What you will do:
Write out every line of the material as it stands, apart from the pictures.

[BEGIN Source excerpt]

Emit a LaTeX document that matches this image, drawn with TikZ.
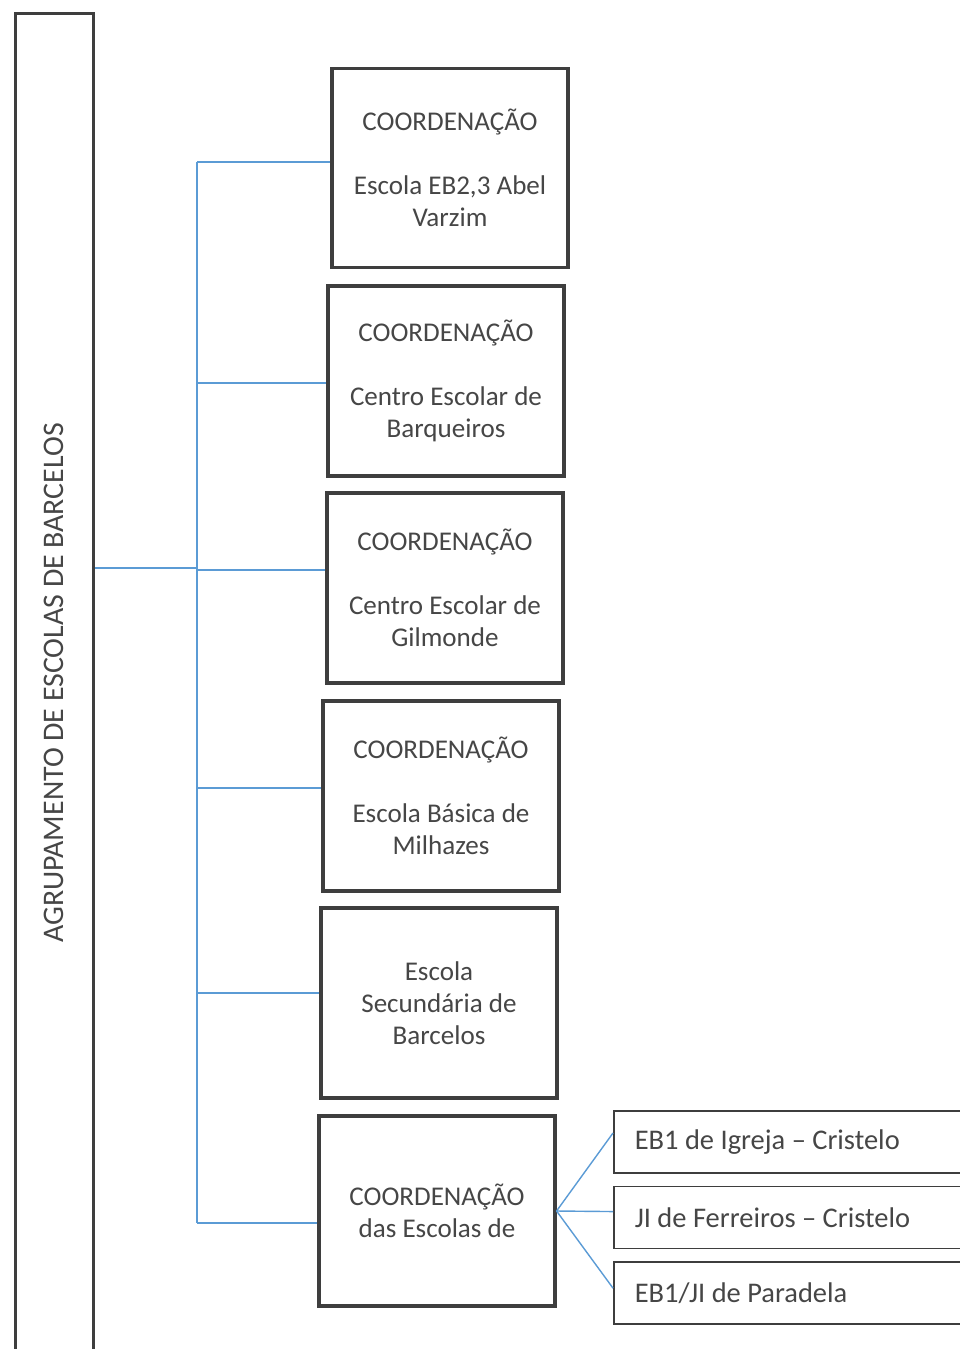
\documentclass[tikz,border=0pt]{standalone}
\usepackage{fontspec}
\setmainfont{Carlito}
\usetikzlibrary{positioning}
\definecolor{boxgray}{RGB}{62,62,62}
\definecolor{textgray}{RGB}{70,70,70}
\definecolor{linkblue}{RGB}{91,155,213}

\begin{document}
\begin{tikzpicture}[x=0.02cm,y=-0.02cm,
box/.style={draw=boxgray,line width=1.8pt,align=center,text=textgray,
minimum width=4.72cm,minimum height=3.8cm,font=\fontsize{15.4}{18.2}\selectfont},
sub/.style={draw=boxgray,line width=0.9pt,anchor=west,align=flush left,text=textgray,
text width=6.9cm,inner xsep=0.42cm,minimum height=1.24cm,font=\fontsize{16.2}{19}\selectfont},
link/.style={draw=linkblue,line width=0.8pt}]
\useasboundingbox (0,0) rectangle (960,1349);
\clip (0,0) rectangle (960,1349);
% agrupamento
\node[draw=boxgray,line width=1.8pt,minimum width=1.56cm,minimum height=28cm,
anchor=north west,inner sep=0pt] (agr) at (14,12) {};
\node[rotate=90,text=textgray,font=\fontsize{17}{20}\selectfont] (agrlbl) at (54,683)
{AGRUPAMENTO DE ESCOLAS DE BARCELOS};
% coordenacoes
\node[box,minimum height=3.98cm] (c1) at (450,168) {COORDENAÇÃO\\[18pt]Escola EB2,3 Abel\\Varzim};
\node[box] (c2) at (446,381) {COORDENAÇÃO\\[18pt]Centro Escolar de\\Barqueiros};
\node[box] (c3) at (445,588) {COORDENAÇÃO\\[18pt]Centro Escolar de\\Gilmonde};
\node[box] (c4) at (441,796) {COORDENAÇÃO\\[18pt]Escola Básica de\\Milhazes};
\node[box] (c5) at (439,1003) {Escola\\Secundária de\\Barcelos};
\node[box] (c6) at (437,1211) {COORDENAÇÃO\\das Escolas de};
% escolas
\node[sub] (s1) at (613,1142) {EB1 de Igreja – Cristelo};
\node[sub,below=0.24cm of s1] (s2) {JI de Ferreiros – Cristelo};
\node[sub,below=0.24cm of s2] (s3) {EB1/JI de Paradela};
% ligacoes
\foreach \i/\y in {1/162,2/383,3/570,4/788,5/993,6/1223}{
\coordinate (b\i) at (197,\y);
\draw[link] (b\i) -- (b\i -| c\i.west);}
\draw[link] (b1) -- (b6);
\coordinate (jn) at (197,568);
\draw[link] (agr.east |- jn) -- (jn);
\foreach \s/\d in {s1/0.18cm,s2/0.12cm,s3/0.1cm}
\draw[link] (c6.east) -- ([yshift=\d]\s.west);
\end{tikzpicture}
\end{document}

[END Source excerpt]

Correct output:
Emit a LaTeX document that matches this image, drawn with TikZ.
\documentclass[tikz,border=0pt]{standalone}
\usepackage{fontspec}
\setmainfont{Carlito}
\usetikzlibrary{positioning}
\definecolor{boxgray}{RGB}{62,62,62}
\definecolor{textgray}{RGB}{70,70,70}
\definecolor{linkblue}{RGB}{91,155,213}

\begin{document}
\begin{tikzpicture}[x=0.02cm,y=-0.02cm,
box/.style={draw=boxgray,line width=1.8pt,align=center,text=textgray,
minimum width=4.72cm,minimum height=3.8cm,font=\fontsize{15.4}{18.2}\selectfont},
sub/.style={draw=boxgray,line width=0.9pt,anchor=west,align=flush left,text=textgray,
text width=6.9cm,inner xsep=0.42cm,minimum height=1.24cm,font=\fontsize{16.2}{19}\selectfont},
link/.style={draw=linkblue,line width=0.8pt}]
\useasboundingbox (0,0) rectangle (960,1349);
\clip (0,0) rectangle (960,1349);
% agrupamento
\node[draw=boxgray,line width=1.8pt,minimum width=1.56cm,minimum height=28cm,
anchor=north west,inner sep=0pt] (agr) at (14,12) {};
\node[rotate=90,text=textgray,font=\fontsize{17}{20}\selectfont] (agrlbl) at (54,683)
{AGRUPAMENTO DE ESCOLAS DE BARCELOS};
% coordenacoes
\node[box,minimum height=3.98cm] (c1) at (450,168) {COORDENAÇÃO\\[18pt]Escola EB2,3 Abel\\Varzim};
\node[box] (c2) at (446,381) {COORDENAÇÃO\\[18pt]Centro Escolar de\\Barqueiros};
\node[box] (c3) at (445,588) {COORDENAÇÃO\\[18pt]Centro Escolar de\\Gilmonde};
\node[box] (c4) at (441,796) {COORDENAÇÃO\\[18pt]Escola Básica de\\Milhazes};
\node[box] (c5) at (439,1003) {Escola\\Secundária de\\Barcelos};
\node[box] (c6) at (437,1211) {COORDENAÇÃO\\das Escolas de};
% escolas
\node[sub] (s1) at (613,1142) {EB1 de Igreja – Cristelo};
\node[sub,below=0.24cm of s1] (s2) {JI de Ferreiros – Cristelo};
\node[sub,below=0.24cm of s2] (s3) {EB1/JI de Paradela};
% ligacoes
\foreach \i/\y in {1/162,2/383,3/570,4/788,5/993,6/1223}{
\coordinate (b\i) at (197,\y);
\draw[link] (b\i) -- (b\i -| c\i.west);}
\draw[link] (b1) -- (b6);
\coordinate (jn) at (197,568);
\draw[link] (agr.east |- jn) -- (jn);
\foreach \s/\d in {s1/0.18cm,s2/0.12cm,s3/0.1cm}
\draw[link] (c6.east) -- ([yshift=\d]\s.west);
\end{tikzpicture}
\end{document}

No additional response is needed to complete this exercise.